▶ **PROBLEM TO WORK ON**:
Skip the pictures, please, and write out exactly the lines from the opening of the data through the line containing "mx2_wt_err = [3.0, 4.0, 1.3]".

▶ **MATERIAL PROVIDED**:
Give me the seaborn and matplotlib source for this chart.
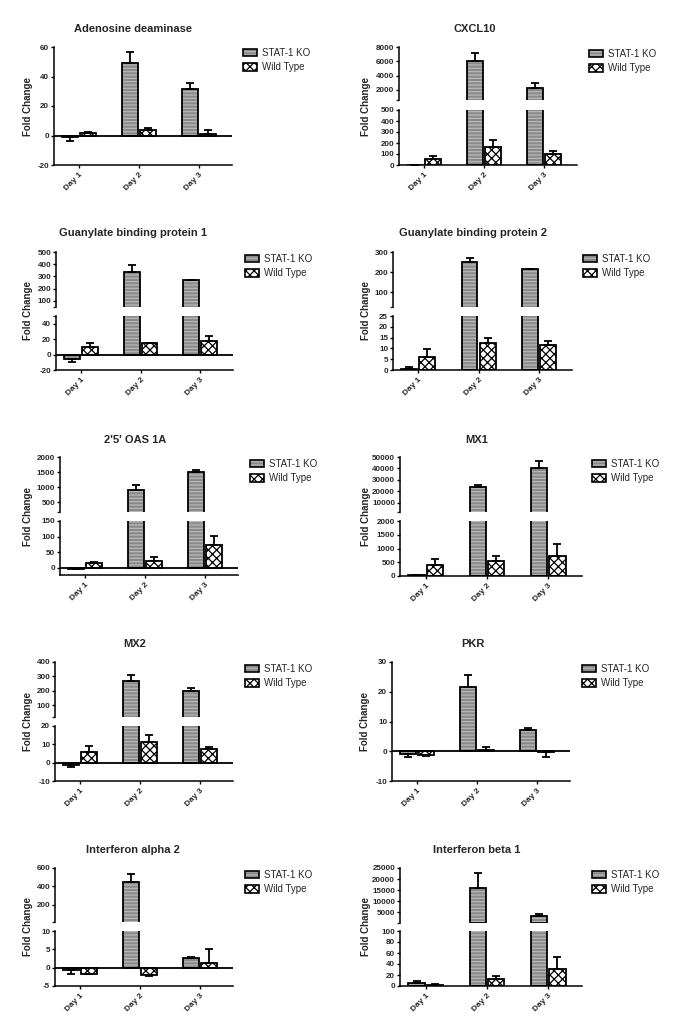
import matplotlib
matplotlib.use("Agg")
import matplotlib.pyplot as plt
import seaborn as sns
import pandas as pd
from matplotlib.patches import Patch, Rectangle
from matplotlib.legend_handler import HandlerTuple

sns.set_theme(style="ticks")
plt.rcParams["font.family"] = ["Liberation Sans", "DejaVu Sans"]
plt.rcParams["hatch.linewidth"] = 0.9

# ---------------- data ----------------
days = ["Day 1", "Day 2", "Day 3"]
groups = ["STAT-1 KO", "Wild Type"]

ada_ko = [-1.2, 49.1, 31.8]
ada_ko_err = [2.2, 7.2, 3.8]
ada_wt = [2.0, 3.6, 1.1]
ada_wt_err = [0.3, 1.6, 2.9]

cxcl10_ko = [1, 6000, 2320]
cxcl10_ko_err = [0, 1200, 600]
cxcl10_wt = [52, 164, 100]
cxcl10_wt_err = [30, 66, 27]

gbp1_ko = [-5.1, 337, 268]
gbp1_ko_err = [4.3, 54, 5]
gbp1_wt = [9.9, 14.6, 17.2]
gbp1_wt_err = [5.6, 0.5, 6.9]

gbp2_ko = [0.5, 249, 214]
gbp2_ko_err = [1.0, 23, 3]
gbp2_wt = [6.1, 12.6, 11.8]
gbp2_wt_err = [3.5, 2.1, 1.5]

oas_ko = [-4, 920, 1493]
oas_ko_err = [1, 165, 77]
oas_wt = [15, 23, 74]
oas_wt_err = [5, 13, 27]

mx1_ko = [20, 23530, 40000]
mx1_ko_err = [5, 2060, 6470]
mx1_wt = [388, 558, 715]
mx1_wt_err = [218, 170, 450]

mx2_ko = [-1.1, 272, 203]
mx2_ko_err = [1.3, 36, 14]
mx2_wt = [6.0, 11.2, 7.5]
mx2_wt_err = [3.0, 4.0, 1.3]

pkr_ko = [-0.9, 21.5, 7.2]
pkr_ko_err = [0.9, 4.1, 0.45]
pkr_wt = [-1.35, 0.45, -0.2]
pkr_wt_err = [0.1, 1.0, 1.8]

ifna2_ko = [-0.65, 450, 2.6]
ifna2_ko_err = [1.1, 89, 0.35]
ifna2_wt = [-1.6, -2.1, 1.4]
ifna2_wt_err = [0.1, 0.2, 3.8]

ifnb1_ko = [4.9, 16145, 3320]
ifnb1_ko_err = [4.4, 6565, 760]
ifnb1_wt = [2.5, 12.3, 31]
ifnb1_wt_err = [1.2, 6.2, 22]

titles = ["Adenosine deaminase", "CXCL10", "Guanylate binding protein 1",
          "Guanylate binding protein 2", "2'5' OAS 1A", "MX1", "MX2", "PKR",
          "Interferon alpha 2", "Interferon beta 1"]

# y ticks per segment (upper segment first)
ada_ticks = [[-20, 0, 20, 40, 60]]
cxcl10_ticks = [[2000, 4000, 6000, 8000], [0, 100, 200, 300, 400, 500]]
gbp1_ticks = [[100, 200, 300, 400, 500], [-20, 0, 20, 40]]
gbp2_ticks = [[100, 200, 300], [0, 5, 10, 15, 20, 25]]
oas_ticks = [[500, 1000, 1500, 2000], [0, 50, 100, 150]]
mx1_ticks = [[10000, 20000, 30000, 40000, 50000], [0, 500, 1000, 1500, 2000]]
mx2_ticks = [[100, 200, 300, 400], [-10, 0, 10, 20]]
pkr_ticks = [[-10, 0, 10, 20, 30]]
ifna2_ticks = [[200, 400, 600], [-5, 0, 5, 10]]
ifnb1_ticks = [[5000, 10000, 15000, 20000, 25000], [0, 20, 40, 60, 80, 100]]

ada_lims = [(-20, 60)]
cxcl10_lims = [(600, 8000), (0, 500)]
gbp1_lims = [(50, 500), (-20, 50)]
gbp2_lims = [(27, 300), (0, 25)]
oas_lims = [(180, 2000), (-23, 150)]
mx1_lims = [(2000, 50000), (0, 2000)]
mx2_lims = [(20, 400), (-10, 20)]
pkr_lims = [(-10, 30)]
ifna2_lims = [(12, 600), (-5, 10)]
ifnb1_lims = [(100, 25000), (0, 100)]

series = [
    (ada_ko, ada_ko_err, ada_wt, ada_wt_err, ada_ticks, ada_lims),
    (cxcl10_ko, cxcl10_ko_err, cxcl10_wt, cxcl10_wt_err, cxcl10_ticks, cxcl10_lims),
    (gbp1_ko, gbp1_ko_err, gbp1_wt, gbp1_wt_err, gbp1_ticks, gbp1_lims),
    (gbp2_ko, gbp2_ko_err, gbp2_wt, gbp2_wt_err, gbp2_ticks, gbp2_lims),
    (oas_ko, oas_ko_err, oas_wt, oas_wt_err, oas_ticks, oas_lims),
    (mx1_ko, mx1_ko_err, mx1_wt, mx1_wt_err, mx1_ticks, mx1_lims),
    (mx2_ko, mx2_ko_err, mx2_wt, mx2_wt_err, mx2_ticks, mx2_lims),
    (pkr_ko, pkr_ko_err, pkr_wt, pkr_wt_err, pkr_ticks, pkr_lims),
    (ifna2_ko, ifna2_ko_err, ifna2_wt, ifna2_wt_err, ifna2_ticks, ifna2_lims),
    (ifnb1_ko, ifnb1_ko_err, ifnb1_wt, ifnb1_wt_err, ifnb1_ticks, ifnb1_lims),
]

# ---------------- layout (pixels) ----------------
W, H = 685, 1036
layout = [
    (54, 232, [(47, 165)]),
    (399, 577, [(47, 100), (110, 165)]),
    (56, 233, [(252, 307), (316, 370)]),
    (393, 572, [(252, 307), (316, 370)]),
    (60, 238, [(457, 512), (521, 575)]),
    (400, 582, [(457, 512), (521, 576)]),
    (55, 233, [(662, 717), (726, 781)]),
    (392, 570, [(662, 781)]),
    (55, 233, [(868, 922), (931, 986)]),
    (400, 582, [(868, 923), (931, 986)]),
]
title_pos = [(133, 29), (475, 29), (133, 233), (473, 233), (135, 440),
             (477, 440), (135, 644), (473, 644), (133, 850), (477, 850)]
ylabel_x = [28, 366, 28, 366, 28, 366, 28, 365, 28, 366]
legend_pos = [(243, 48), (589, 49), (245, 254), (583, 254), (250, 459),
              (592, 459), (245, 664), (582, 664), (245, 870), (592, 870)]

KO_FACE, KO_HATCH, KO_HC = "#8a8a8a", "-----", "#b8b8b8"
WT_FACE, WT_HATCH, WT_HC = "white", "xxxx", "black"
styles = [(KO_FACE, KO_HATCH, KO_HC), (WT_FACE, WT_HATCH, WT_HC)]

TICK_FS = 5.8

fig = plt.figure(figsize=(W / 100, H / 100), dpi=100)
fig.patch.set_facecolor("white")


def add_ax(l, r, t, b):
    return fig.add_axes([l / W, 1 - b / H, (r - l) / W, (b - t) / H])


def draw(ax, ko, ko_err, wt, wt_err, lim):
    lo, hi = lim
    df = pd.DataFrame({
        "day": days * 2,
        "group": [g for g in groups for _ in days],
        "value": list(ko) + list(wt),
    })
    sns.barplot(data=df, x="day", y="value", hue="group", order=days,
                hue_order=groups, palette=[KO_FACE, WT_FACE], saturation=1,
                width=0.6, gap=0.12, errorbar=None, legend=False, ax=ax)
    errs = [ko_err, wt_err]
    bar_conts = list(ax.containers)
    for gi, cont in enumerate(bar_conts):
        face, hatch, hc = styles[gi]
        for bi, bar in enumerate(cont.patches):
            bar.set_facecolor(face)
            bar.set_hatch(hatch)
            bar.set_edgecolor(hc)
            bar.set_linewidth(0)
            y0 = bar.get_y()
            y1 = bar.get_y() + bar.get_height()
            if max(y0, y1) < lo or min(y0, y1) > hi:
                continue
            ax.add_patch(Rectangle((bar.get_x(), y0), bar.get_width(),
                                   bar.get_height(), fill=False,
                                   edgecolor="black", linewidth=1.3, zorder=3))
            x = bar.get_x() + bar.get_width() / 2
            e = errs[gi][bi]
            yend = y1 + e if y1 >= 0 else y1 - e
            if max(y1, yend) < lo or min(y1, yend) > hi:
                continue
            yerr = [[0], [e]] if y1 >= 0 else [[e], [0]]
            ax.errorbar([x], [y1], yerr=yerr, fmt="none", ecolor="black",
                        elinewidth=1.3, capsize=3, capthick=1.3, zorder=2)
    ax.set_xlim(-0.42, 2.55)
    ax.set_xlabel("")
    ax.set_ylabel("")
    for s in ["top", "right"]:
        ax.spines[s].set_visible(False)
    for s in ["left", "bottom"]:
        ax.spines[s].set_linewidth(1.1)
        ax.spines[s].set_color("black")
    ax.tick_params(axis="both", length=2.5, width=1.0, color="black", pad=1.0)


for pi in range(10):
    ko, ko_err, wt, wt_err, ticks, lims = series[pi]
    l, r, segs = layout[pi]
    axes = []
    for si, (t, b) in enumerate(segs):
        ax = add_ax(l, r, t, b)
        draw(ax, ko, ko_err, wt, wt_err, lims[si])
        ax.set_ylim(*lims[si])
        ax.set_yticks(ticks[si])
        ax.set_yticklabels([str(v) for v in ticks[si]], fontsize=TICK_FS,
                           fontweight="bold")
        last = si == len(segs) - 1
        if lims[si][0] < 0 and last:
            ax.axhline(0, color="black", linewidth=1.3, zorder=4)
        if not last:
            ax.spines["bottom"].set_visible(False)
            ax.tick_params(axis="x", bottom=False, labelbottom=False)
            ax.set_yticks([lims[si][0]], minor=True)
            ax.tick_params(axis="y", which="minor", length=2.5, width=1.0)
        else:
            ax.set_xticks(range(len(days)))
            ax.set_xticklabels(days, rotation=45, ha="right",
                               rotation_mode="anchor", fontsize=6,
                               fontweight="bold")
            ax.tick_params(axis="x", pad=2)
            if len(segs) > 1 and lims[si][1] not in ticks[si]:
                ax.set_yticks([lims[si][1]], minor=True)
                ax.tick_params(axis="y", which="minor", length=2.5, width=1.0)
        axes.append(ax)

    tx, ty = title_pos[pi]
    fig.text(tx / W, 1 - ty / H, titles[pi], ha="center", va="center",
             fontsize=8, fontweight="bold")
    top = segs[0][0]
    bottom = segs[-1][1]
    fig.text(ylabel_x[pi] / W, 1 - (top + bottom) / 2 / H, "Fold Change",
             rotation=90, ha="center", va="center", fontsize=7,
             fontweight="bold")

    handles = []
    for face, hatch, hc in styles:
        handles.append((Patch(facecolor=face, hatch=hatch, edgecolor=hc, linewidth=0),
                        Patch(fill=False, edgecolor="black", linewidth=1.2)))
    lx, ly = legend_pos[pi]
    axes[0].legend(handles, groups, handler_map={tuple: HandlerTuple(ndivide=1, pad=0)},
                   loc="upper left", bbox_to_anchor=(lx / W, 1 - ly / H),
                   bbox_transform=fig.transFigure, frameon=False, fontsize=7,
                   handlelength=1.4, handleheight=0.75, labelspacing=0.45,
                   handletextpad=0.6, borderpad=0, borderaxespad=0)

fig.savefig("out.png", dpi=100, facecolor="white")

▶ **EXERCISE ANSWER**:
Give me the seaborn and matplotlib source for this chart.
import matplotlib
matplotlib.use("Agg")
import matplotlib.pyplot as plt
import seaborn as sns
import pandas as pd
from matplotlib.patches import Patch, Rectangle
from matplotlib.legend_handler import HandlerTuple

sns.set_theme(style="ticks")
plt.rcParams["font.family"] = ["Liberation Sans", "DejaVu Sans"]
plt.rcParams["hatch.linewidth"] = 0.9

# ---------------- data ----------------
days = ["Day 1", "Day 2", "Day 3"]
groups = ["STAT-1 KO", "Wild Type"]

ada_ko = [-1.2, 49.1, 31.8]
ada_ko_err = [2.2, 7.2, 3.8]
ada_wt = [2.0, 3.6, 1.1]
ada_wt_err = [0.3, 1.6, 2.9]

cxcl10_ko = [1, 6000, 2320]
cxcl10_ko_err = [0, 1200, 600]
cxcl10_wt = [52, 164, 100]
cxcl10_wt_err = [30, 66, 27]

gbp1_ko = [-5.1, 337, 268]
gbp1_ko_err = [4.3, 54, 5]
gbp1_wt = [9.9, 14.6, 17.2]
gbp1_wt_err = [5.6, 0.5, 6.9]

gbp2_ko = [0.5, 249, 214]
gbp2_ko_err = [1.0, 23, 3]
gbp2_wt = [6.1, 12.6, 11.8]
gbp2_wt_err = [3.5, 2.1, 1.5]

oas_ko = [-4, 920, 1493]
oas_ko_err = [1, 165, 77]
oas_wt = [15, 23, 74]
oas_wt_err = [5, 13, 27]

mx1_ko = [20, 23530, 40000]
mx1_ko_err = [5, 2060, 6470]
mx1_wt = [388, 558, 715]
mx1_wt_err = [218, 170, 450]

mx2_ko = [-1.1, 272, 203]
mx2_ko_err = [1.3, 36, 14]
mx2_wt = [6.0, 11.2, 7.5]
mx2_wt_err = [3.0, 4.0, 1.3]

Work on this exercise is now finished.